In a year in which anemic is a fair word to describe Major League Soccer's television viewership, Sunday night's league championship, a pairing between two unknown teams, has to leave a sour taste for the networks committed to MLS in the Americas.

Even if they unequivocally deny it.

Sure, ticket sales might be at a premium, attendance is reportedly at a high, but according to an Oct. 28 article in Sports Business Daily, ratings on the ESPN family of networks are the lowest they have ever been.

Don't expect the matchup between Omar Cummings' Colorado Rapids and David Ferreira's FC Dallas to provide substance to anyone without a strong knowledge of the league.

SBD reports that ESPN2 averaged 249,000 viewers for 24 telecasts this season. FSC was only at 53,000 viewers over 31 matches, many with Saturday night prime-time spots. On both networks, the games that received the most viewership involved Los Angeles. A July 4 match between the Galaxy and Seattle reigned supreme on ESPN while (ironically) Rafael Marquez' debut with the Red Bulls against Los Angeles drew 144,000 viewers, tops on FSC. FSC has held steady with its average viewership numbers, but ESPN has seen a 12.3 percent drop since last year (284,000 viewers).

So it's probably safe to say a clash between say, Landon Donovan's and David Beckham's Los Angeles Galaxy vs. Thierry Henry's and Marquez' New York Red Bulls in the MLS Cup might have improved that - if only for a night.

Not to worry, however, says MLS commissioner Don Garber, who gave what could only be ascertained as an "everything's gonna be all right" response to lackluster viewership during his state of the league teleconference Monday.

"I don't sit there and worry if we don't get the right rating that we will lose a broadcast partner," said Garber. "Thankfully we have long-term relationships with our broadcast partners who have told you [journalists] many times they're in this for the long run. There isn't a commissioner anywhere that doesn't sort of wring their hands when you have historic, legendary, impactful matchups because that will drive ratings and helps breakthrough. However, we now have a lot of people buying season tickets in Denver, Dallas, Columbus and Salt Lake. And they're building fan bases and they're building relevance in their community. [Dallas and Colorado] deserve to be in the championship game. If they do things right based on our system, then they have the opportunity to do so."

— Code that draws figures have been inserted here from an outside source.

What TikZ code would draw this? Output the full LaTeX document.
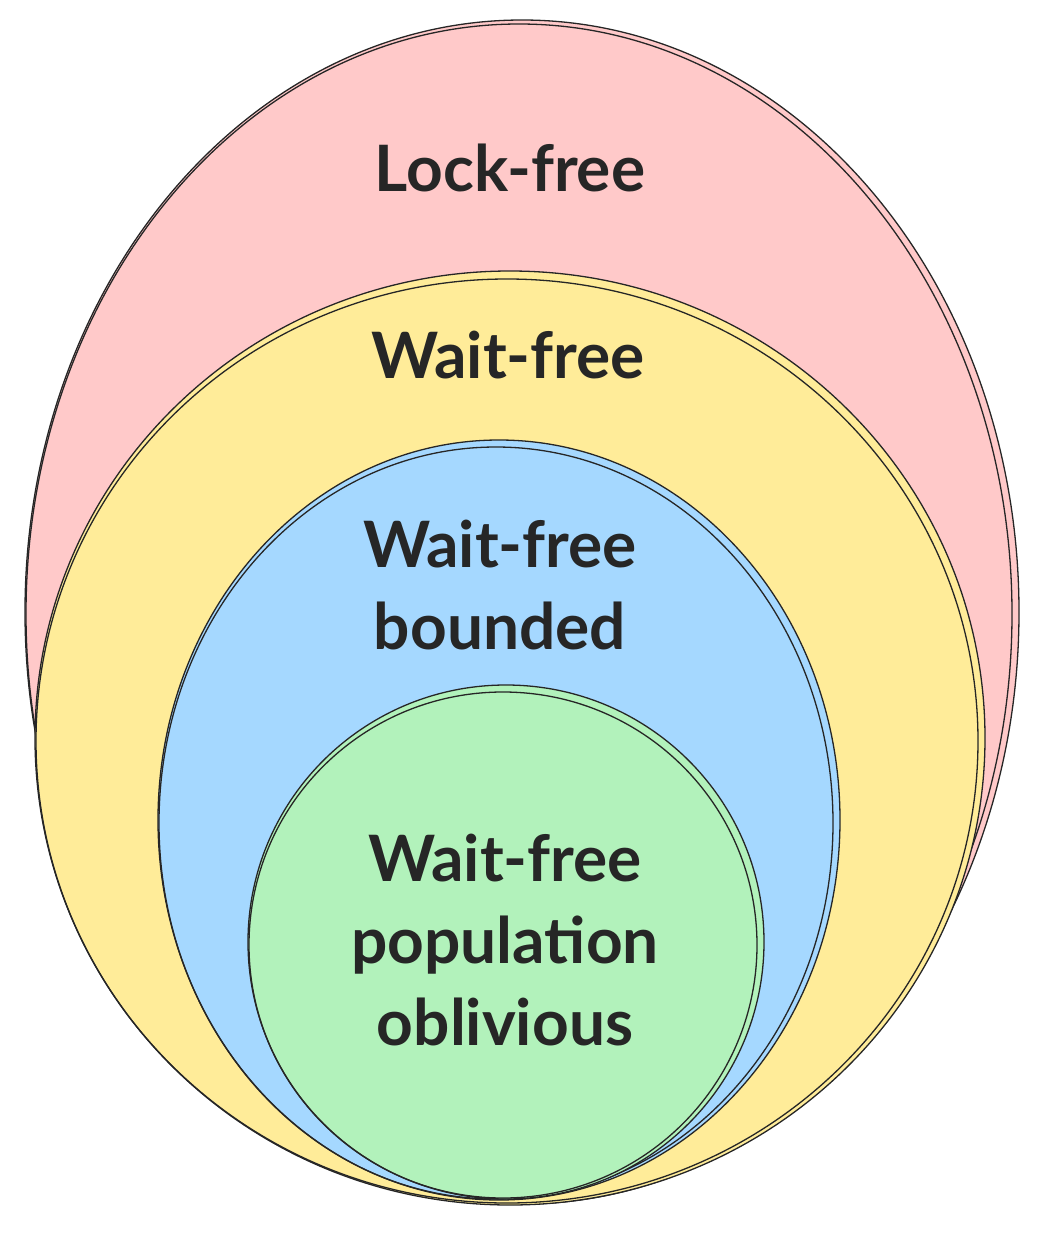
\documentclass[tikz,border=0pt]{standalone}
\usepackage{fontspec}
\setmainfont{Lato}
\definecolor{pinkf}{HTML}{FFC9C9}
\definecolor{yelf}{HTML}{FFEC99}
\definecolor{bluef}{HTML}{A5D8FF}
\definecolor{greenf}{HTML}{B2F2BB}
\begin{document}
\begin{tikzpicture}[x=1pt,y=-1pt,
  ring/.style={draw=black!85,line width=1.3pt},
  lbl/.style={font=\fontsize{64}{82}\selectfont\bfseries,align=center,text=black!85}]
\useasboundingbox (0,0) rectangle (1042,1235);
\fill[pinkf] (522,612) ellipse [x radius=497,y radius=592];
\draw[ring] (522,612) ellipse [x radius=497,y radius=592];
\draw[ring] (519,614) ellipse [x radius=493,y radius=590];
\fill[yelf] (510,738) ellipse [x radius=475,y radius=467];
\draw[ring] (510,738) ellipse [x radius=475,y radius=467];
\draw[ring] (507,741) ellipse [x radius=471,y radius=462];
\fill[bluef] (499,820) ellipse [x radius=341,y radius=380];
\draw[ring] (499,820) ellipse [x radius=341,y radius=380];
\draw[ring] (496,823) ellipse [x radius=337,y radius=376];
\fill[greenf] (506,942) ellipse [x radius=258,y radius=257];
\draw[ring] (506,942) ellipse [x radius=258,y radius=257];
\draw[ring] (503,945) ellipse [x radius=254,y radius=253];
\node[lbl] (lf) at (510,168) {Lock-free};
\node[lbl] (wf) at (508,355) {Wait-free};
\node[lbl] (wfb) at (500,585) {Wait-free\\bounded};
\node[lbl] (wfp) at (505,940) {Wait-free\\population\\oblivious};
\end{tikzpicture}
\end{document}
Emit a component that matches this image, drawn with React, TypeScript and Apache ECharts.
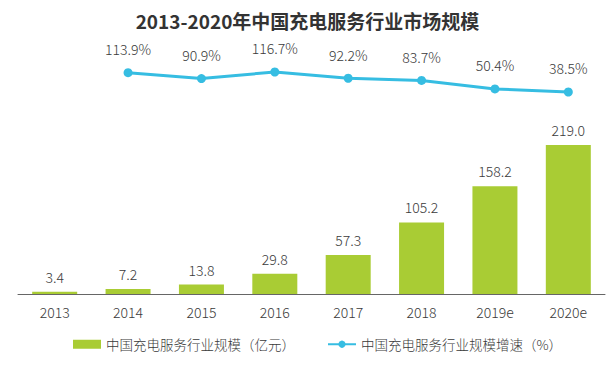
import React, { useEffect, useRef } from "react";
import * as echarts from "echarts";

const categories = ["2013", "2014", "2015", "2016", "2017", "2018", "2019e", "2020e"];
const marketSize = [3.4, 7.2, 13.8, 29.8, 57.3, 105.2, 158.2, 219.0];
const growthRate = [null, 113.9, 90.9, 116.7, 92.2, 83.7, 50.4, 38.5];
const seriesNames = ["中国充电服务行业规模（亿元）", "中国充电服务行业规模增速（%）"];
const title = "2013-2020年中国充电服务行业市场规模";

const FONT = "'Noto Sans CJK SC', 'Noto Sans', sans-serif";
const GREEN = "#a9cc34";
const CYAN = "#36bde2";
const TXT = "#3a3a3a";

export default function App() {
  const ref = useRef<HTMLDivElement>(null);
  useEffect(() => {
    const chart = echarts.init(ref.current!, null, { renderer: "svg" });
    chart.setOption({
      animation: false,
      backgroundColor: "#ffffff",
      textStyle: { fontFamily: FONT },
      title: {
        text: title,
        left: "center",
        top: 6,
        textStyle: { fontFamily: FONT, fontSize: 19, fontWeight: "bold", color: "#333333" },
      },
      legend: {
        bottom: 13,
        left: 68,
        itemGap: 32,
        itemWidth: 28,
        itemHeight: 9,
        textStyle: { fontFamily: FONT, fontSize: 13.5, fontWeight: 300, color: TXT },
        data: [
          { name: seriesNames[0], icon: "rect" },
          { name: seriesNames[1] },
        ],
      },
      grid: { left: 18, right: 10, top: 45, bottom: 75, containLabel: false },
      xAxis: {
        type: "category",
        data: categories,
        axisLine: { lineStyle: { color: "#666666", width: 1 } },
        axisTick: { show: false },
        axisLabel: { fontFamily: FONT, fontSize: 14, fontWeight: 300, color: TXT, margin: 11 },
      },
      yAxis: [
        { type: "value", min: 0, max: 366, show: false, splitLine: { show: false } },
        { type: "value", min: -751.4, max: 222.2, show: false, splitLine: { show: false } },
      ],
      series: [
        {
          name: seriesNames[0],
          type: "bar",
          data: marketSize,
          barWidth: 45,
          itemStyle: { color: GREEN },
          label: {
            show: true,
            position: "top",
            distance: 8,
            fontFamily: FONT,
            fontSize: 14,
            fontWeight: 300,
            color: TXT,
            formatter: (p: any) => Number(p.value).toFixed(1),
          },
        },
        {
          name: seriesNames[1],
          type: "line",
          yAxisIndex: 1,
          data: growthRate,
          symbol: "circle",
          symbolSize: 9,
          lineStyle: { color: CYAN, width: 3 },
          itemStyle: { color: CYAN },
          label: {
            show: true,
            position: "top",
            distance: 12,
            fontFamily: FONT,
            fontSize: 14,
            fontWeight: 300,
            color: TXT,
            formatter: (p: any) => Number(p.value).toFixed(1) + "%",
          },
        },
      ],
    });
    return () => chart.dispose();
  }, []);
  return <div ref={ref} style={{ width: 615, height: 369, margin: -8 }} />;
}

In all respect to both clubs, they did get to the championship without a high-priced designated player leading the way, and in fact, it wasn't their max-money contract names who can lay serious claim to being catalysts.

Furthermore, in all fairness to MLS, the league is competing in an ultra-competitive market. Garber even said it himself in the sense that while popular European soccer leagues are competing against each other, MLS is in a dogfight with MLB, the NBA, NHL and most importantly the NFL. Really, how many people in the tri-state area really plan to tune in to the prime-time proceedings in Toronto when the reborn Michael Vick and the Eagles host divisional rivals in the New York Giants during the same time slot?

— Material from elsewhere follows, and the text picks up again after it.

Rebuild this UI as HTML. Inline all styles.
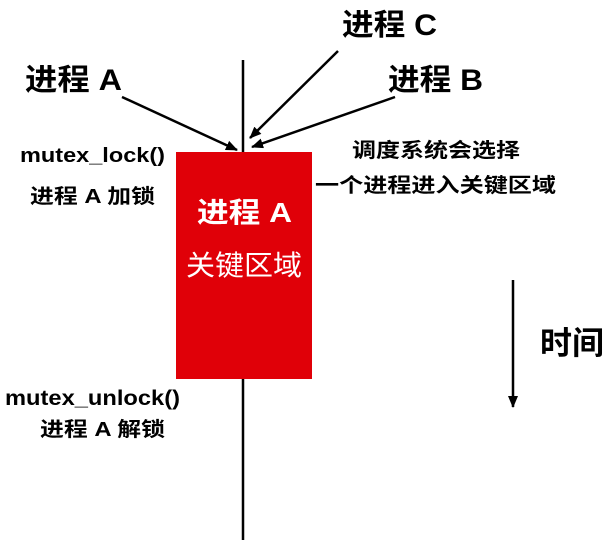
<!DOCTYPE html>
<html><head><meta charset="utf-8"><style>
html,body{margin:0;padding:0;background:#fff;}
svg text{font-family:"Liberation Sans","Noto Sans CJK SC",sans-serif;font-weight:bold;fill:#000;}
</style></head><body>
<svg width="612" height="540" viewBox="0 0 612 540" xmlns="http://www.w3.org/2000/svg">
<defs><marker id="ah" markerWidth="12" markerHeight="10" refX="11" refY="5" orient="auto" markerUnits="userSpaceOnUse"><path d="M0,0 L12,5 L0,10 z" fill="#000"/></marker></defs>
<line x1="243" y1="60" x2="243" y2="540" stroke="#000" stroke-width="2.5"/>
<rect x="176" y="152" width="136" height="227" fill="#e00008"/>
<line x1="122" y1="97" x2="237" y2="150" stroke="#000" stroke-width="2.5" marker-end="url(#ah)"/>
<line x1="338" y1="51" x2="250" y2="138" stroke="#000" stroke-width="2.5" marker-end="url(#ah)"/>
<line x1="395" y1="97" x2="252" y2="147" stroke="#000" stroke-width="2.5" marker-end="url(#ah)"/>
<line x1="513" y1="280" x2="513" y2="407" stroke="#000" stroke-width="2.5" marker-end="url(#ah)"/>
<text x="342" y="35" font-size="30" textLength="95" lengthAdjust="spacingAndGlyphs">进程 C</text>
<text x="25" y="90" font-size="30" textLength="97" lengthAdjust="spacingAndGlyphs">进程 A</text>
<text x="388" y="90" font-size="30" textLength="95" lengthAdjust="spacingAndGlyphs">进程 B</text>
<text x="20" y="162" font-size="20" textLength="145" lengthAdjust="spacingAndGlyphs">mutex_lock()</text>
<text x="30" y="203" font-size="20" textLength="125" lengthAdjust="spacingAndGlyphs">进程 A 加锁</text>
<text x="352" y="157" font-size="20" textLength="168" lengthAdjust="spacingAndGlyphs">调度系统会选择</text>
<text x="315" y="192" font-size="20" textLength="241" lengthAdjust="spacingAndGlyphs">一个进程进入关键区域</text>
<text x="197" y="222" font-size="28" textLength="95" lengthAdjust="spacingAndGlyphs" style="fill:#fff">进程 A</text>
<text x="186" y="275" font-size="28" textLength="116" lengthAdjust="spacingAndGlyphs" style="font-weight:normal;fill:#fff">关键区域</text>
<text x="540" y="354" font-size="32" textLength="64" lengthAdjust="spacingAndGlyphs">时间</text>
<text x="5" y="405" font-size="21" textLength="175" lengthAdjust="spacingAndGlyphs">mutex_unlock()</text>
<text x="40" y="436" font-size="20" textLength="125" lengthAdjust="spacingAndGlyphs">进程 A 解锁</text>
</svg>
</body></html>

"It's not just as simple as marketing because if it was, that is an easy thing to fix," said Garber. "We collectively could spend more money marketing our game broadcast. It is a changing landscape here in the United States and in Canada. We have been working with our broadcast partners to ensure we have the right schedule, to ensure that we're producing the games of the highest quality, all in high-definition, to provide more exclusive nights or windows, and to work hard with each of them on promotion."

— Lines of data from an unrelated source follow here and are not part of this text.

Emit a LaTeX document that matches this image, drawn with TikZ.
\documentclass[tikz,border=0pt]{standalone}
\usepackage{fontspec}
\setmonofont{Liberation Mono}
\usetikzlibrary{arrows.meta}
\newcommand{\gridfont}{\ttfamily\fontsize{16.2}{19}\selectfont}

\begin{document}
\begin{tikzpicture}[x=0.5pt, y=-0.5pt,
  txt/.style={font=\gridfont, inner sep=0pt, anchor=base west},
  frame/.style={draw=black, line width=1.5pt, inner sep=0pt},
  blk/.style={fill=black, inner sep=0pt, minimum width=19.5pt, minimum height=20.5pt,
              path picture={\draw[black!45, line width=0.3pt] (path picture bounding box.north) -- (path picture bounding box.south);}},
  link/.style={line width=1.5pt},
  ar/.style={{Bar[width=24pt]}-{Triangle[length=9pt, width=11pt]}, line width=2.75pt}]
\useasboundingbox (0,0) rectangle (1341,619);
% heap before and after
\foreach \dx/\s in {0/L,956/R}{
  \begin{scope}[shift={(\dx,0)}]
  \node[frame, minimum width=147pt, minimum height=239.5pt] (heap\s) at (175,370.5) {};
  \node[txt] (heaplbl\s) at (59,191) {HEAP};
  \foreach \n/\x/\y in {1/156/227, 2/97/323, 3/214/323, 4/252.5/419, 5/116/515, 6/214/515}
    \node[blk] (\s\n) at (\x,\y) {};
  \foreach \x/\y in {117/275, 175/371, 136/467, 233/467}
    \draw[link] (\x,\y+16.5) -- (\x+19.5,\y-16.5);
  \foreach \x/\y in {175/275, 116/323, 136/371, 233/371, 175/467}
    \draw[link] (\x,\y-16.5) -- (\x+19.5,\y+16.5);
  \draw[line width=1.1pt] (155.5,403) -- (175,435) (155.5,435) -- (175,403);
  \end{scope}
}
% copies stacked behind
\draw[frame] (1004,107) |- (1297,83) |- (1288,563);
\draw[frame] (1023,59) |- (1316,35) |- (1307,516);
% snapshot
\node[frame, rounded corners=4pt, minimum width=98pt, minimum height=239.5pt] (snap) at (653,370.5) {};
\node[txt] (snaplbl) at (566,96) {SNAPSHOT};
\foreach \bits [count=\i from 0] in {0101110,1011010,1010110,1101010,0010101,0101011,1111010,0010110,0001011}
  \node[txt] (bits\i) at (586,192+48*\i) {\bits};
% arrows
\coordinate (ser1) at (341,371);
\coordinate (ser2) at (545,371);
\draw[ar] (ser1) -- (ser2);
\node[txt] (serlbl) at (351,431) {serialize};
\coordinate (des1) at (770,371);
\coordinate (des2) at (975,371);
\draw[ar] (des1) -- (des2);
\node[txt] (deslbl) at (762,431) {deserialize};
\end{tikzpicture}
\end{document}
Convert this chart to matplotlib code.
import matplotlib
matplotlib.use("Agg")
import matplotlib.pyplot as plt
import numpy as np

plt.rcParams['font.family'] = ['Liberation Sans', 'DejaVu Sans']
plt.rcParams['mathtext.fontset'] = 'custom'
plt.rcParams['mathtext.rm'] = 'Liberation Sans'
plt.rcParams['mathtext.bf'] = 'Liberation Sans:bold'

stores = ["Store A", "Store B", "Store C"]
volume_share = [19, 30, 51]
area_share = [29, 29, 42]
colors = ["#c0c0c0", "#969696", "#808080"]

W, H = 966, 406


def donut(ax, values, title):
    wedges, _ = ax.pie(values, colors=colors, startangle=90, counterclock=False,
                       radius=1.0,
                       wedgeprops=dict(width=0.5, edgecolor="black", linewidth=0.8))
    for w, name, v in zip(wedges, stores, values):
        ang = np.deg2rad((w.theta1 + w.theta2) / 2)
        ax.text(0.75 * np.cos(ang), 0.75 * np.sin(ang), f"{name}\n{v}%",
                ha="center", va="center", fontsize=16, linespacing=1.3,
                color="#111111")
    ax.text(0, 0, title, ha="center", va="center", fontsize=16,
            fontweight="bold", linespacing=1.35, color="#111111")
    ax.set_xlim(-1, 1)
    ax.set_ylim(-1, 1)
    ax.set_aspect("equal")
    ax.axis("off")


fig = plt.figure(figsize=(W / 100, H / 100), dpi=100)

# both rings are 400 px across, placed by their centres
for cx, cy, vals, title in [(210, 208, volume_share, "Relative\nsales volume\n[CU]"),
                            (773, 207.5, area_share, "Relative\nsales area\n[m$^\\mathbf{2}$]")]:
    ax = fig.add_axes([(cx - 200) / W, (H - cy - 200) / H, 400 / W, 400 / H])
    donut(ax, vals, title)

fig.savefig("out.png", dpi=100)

FSC, whose contract with MLS ends this season, has yet to agree to an extension with the league. Garber noted that the league is in talks with cable sports network Versus on a possible deal, but nothing with either network has been finalized.

Mind you, MLS is on path to field 20 teams - five in major markets - by 2013.

So while you can expect a sold-out crowd at BMO Field Sunday night (as MLS can lay claim to historically large crowds for its finale) don't expect anyone but true MLS aficionados to flock to television screens between 8-11 p.m.

Sadly enough, it is an unfortunate reality.